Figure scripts
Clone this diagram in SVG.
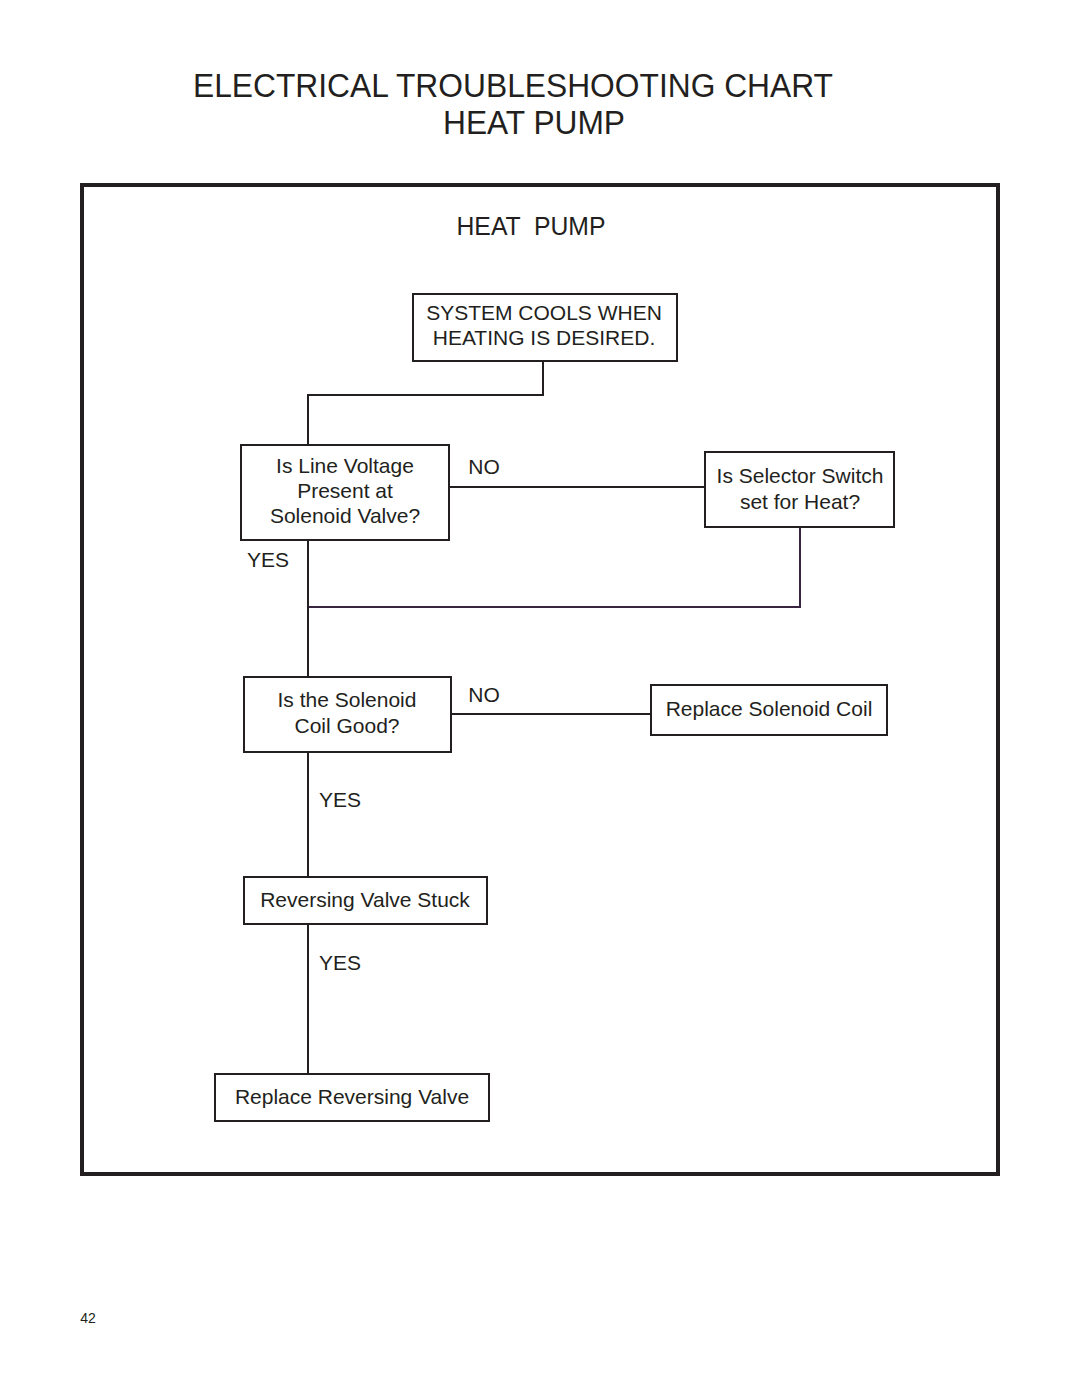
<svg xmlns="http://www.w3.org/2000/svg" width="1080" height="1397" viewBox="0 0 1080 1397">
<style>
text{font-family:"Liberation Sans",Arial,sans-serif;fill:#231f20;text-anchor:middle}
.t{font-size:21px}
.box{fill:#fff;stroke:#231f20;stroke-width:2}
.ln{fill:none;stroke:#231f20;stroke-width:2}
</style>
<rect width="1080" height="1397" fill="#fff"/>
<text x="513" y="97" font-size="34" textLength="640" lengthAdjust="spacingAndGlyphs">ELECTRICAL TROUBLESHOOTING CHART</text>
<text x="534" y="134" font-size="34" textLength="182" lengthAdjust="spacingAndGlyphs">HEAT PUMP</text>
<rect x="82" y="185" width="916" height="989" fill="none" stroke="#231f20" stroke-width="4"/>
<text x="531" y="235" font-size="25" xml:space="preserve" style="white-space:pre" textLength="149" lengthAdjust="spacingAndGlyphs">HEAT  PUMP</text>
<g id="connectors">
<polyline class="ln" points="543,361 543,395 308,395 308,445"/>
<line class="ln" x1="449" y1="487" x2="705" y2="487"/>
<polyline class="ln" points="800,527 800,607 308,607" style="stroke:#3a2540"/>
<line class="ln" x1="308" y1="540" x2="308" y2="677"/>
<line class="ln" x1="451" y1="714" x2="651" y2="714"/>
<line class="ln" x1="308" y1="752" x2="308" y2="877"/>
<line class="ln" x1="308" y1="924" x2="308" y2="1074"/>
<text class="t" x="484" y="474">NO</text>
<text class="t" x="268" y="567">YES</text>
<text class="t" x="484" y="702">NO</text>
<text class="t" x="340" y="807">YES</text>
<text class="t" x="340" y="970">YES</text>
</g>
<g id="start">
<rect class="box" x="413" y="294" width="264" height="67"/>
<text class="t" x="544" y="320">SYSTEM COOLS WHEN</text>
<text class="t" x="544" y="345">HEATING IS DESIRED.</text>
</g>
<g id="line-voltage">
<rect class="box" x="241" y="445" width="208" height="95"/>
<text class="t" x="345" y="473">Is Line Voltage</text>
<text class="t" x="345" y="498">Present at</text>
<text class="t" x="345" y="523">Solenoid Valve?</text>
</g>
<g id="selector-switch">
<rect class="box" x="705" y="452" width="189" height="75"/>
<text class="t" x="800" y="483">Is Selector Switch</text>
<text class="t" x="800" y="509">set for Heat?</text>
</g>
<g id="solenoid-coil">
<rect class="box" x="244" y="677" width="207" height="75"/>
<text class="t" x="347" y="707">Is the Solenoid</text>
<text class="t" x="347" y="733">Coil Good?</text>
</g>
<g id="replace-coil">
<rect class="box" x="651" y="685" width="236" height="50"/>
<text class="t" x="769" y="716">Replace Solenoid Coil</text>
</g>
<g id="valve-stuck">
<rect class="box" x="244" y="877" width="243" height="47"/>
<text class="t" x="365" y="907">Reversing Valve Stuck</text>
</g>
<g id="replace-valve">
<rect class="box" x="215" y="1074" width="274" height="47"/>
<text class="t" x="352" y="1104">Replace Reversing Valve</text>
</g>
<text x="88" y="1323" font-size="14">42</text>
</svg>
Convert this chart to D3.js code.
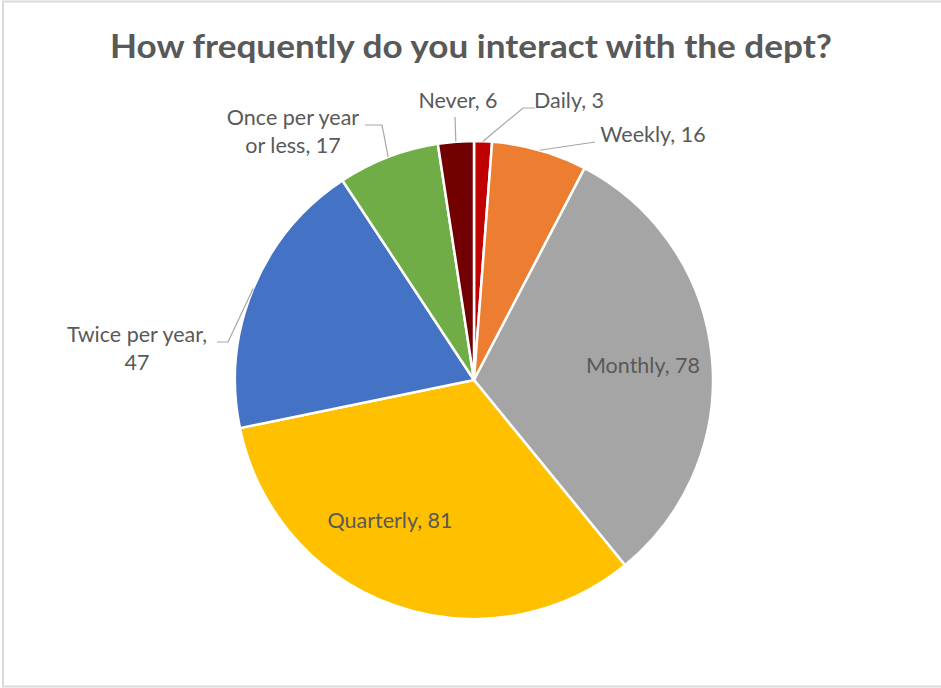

REQUEST = Any pictures should be dropped; transcribe the rest of the records above exactly.

FINAL ANSWER =
Clone this diagram in SVG.
<svg xmlns="http://www.w3.org/2000/svg" width="1080" height="1397" viewBox="0 0 1080 1397">
<style>
text{font-family:"Liberation Sans",Arial,sans-serif;fill:#231f20;text-anchor:middle}
.t{font-size:21px}
.box{fill:#fff;stroke:#231f20;stroke-width:2}
.ln{fill:none;stroke:#231f20;stroke-width:2}
</style>
<rect width="1080" height="1397" fill="#fff"/>
<text x="513" y="97" font-size="34" textLength="640" lengthAdjust="spacingAndGlyphs">ELECTRICAL TROUBLESHOOTING CHART</text>
<text x="534" y="134" font-size="34" textLength="182" lengthAdjust="spacingAndGlyphs">HEAT PUMP</text>
<rect x="82" y="185" width="916" height="989" fill="none" stroke="#231f20" stroke-width="4"/>
<text x="531" y="235" font-size="25" xml:space="preserve" style="white-space:pre" textLength="149" lengthAdjust="spacingAndGlyphs">HEAT  PUMP</text>
<g id="connectors">
<polyline class="ln" points="543,361 543,395 308,395 308,445"/>
<line class="ln" x1="449" y1="487" x2="705" y2="487"/>
<polyline class="ln" points="800,527 800,607 308,607" style="stroke:#3a2540"/>
<line class="ln" x1="308" y1="540" x2="308" y2="677"/>
<line class="ln" x1="451" y1="714" x2="651" y2="714"/>
<line class="ln" x1="308" y1="752" x2="308" y2="877"/>
<line class="ln" x1="308" y1="924" x2="308" y2="1074"/>
<text class="t" x="484" y="474">NO</text>
<text class="t" x="268" y="567">YES</text>
<text class="t" x="484" y="702">NO</text>
<text class="t" x="340" y="807">YES</text>
<text class="t" x="340" y="970">YES</text>
</g>
<g id="start">
<rect class="box" x="413" y="294" width="264" height="67"/>
<text class="t" x="544" y="320">SYSTEM COOLS WHEN</text>
<text class="t" x="544" y="345">HEATING IS DESIRED.</text>
</g>
<g id="line-voltage">
<rect class="box" x="241" y="445" width="208" height="95"/>
<text class="t" x="345" y="473">Is Line Voltage</text>
<text class="t" x="345" y="498">Present at</text>
<text class="t" x="345" y="523">Solenoid Valve?</text>
</g>
<g id="selector-switch">
<rect class="box" x="705" y="452" width="189" height="75"/>
<text class="t" x="800" y="483">Is Selector Switch</text>
<text class="t" x="800" y="509">set for Heat?</text>
</g>
<g id="solenoid-coil">
<rect class="box" x="244" y="677" width="207" height="75"/>
<text class="t" x="347" y="707">Is the Solenoid</text>
<text class="t" x="347" y="733">Coil Good?</text>
</g>
<g id="replace-coil">
<rect class="box" x="651" y="685" width="236" height="50"/>
<text class="t" x="769" y="716">Replace Solenoid Coil</text>
</g>
<g id="valve-stuck">
<rect class="box" x="244" y="877" width="243" height="47"/>
<text class="t" x="365" y="907">Reversing Valve Stuck</text>
</g>
<g id="replace-valve">
<rect class="box" x="215" y="1074" width="274" height="47"/>
<text class="t" x="352" y="1104">Replace Reversing Valve</text>
</g>
<text x="88" y="1323" font-size="14">42</text>
</svg>
Convert this chart to D3.js code.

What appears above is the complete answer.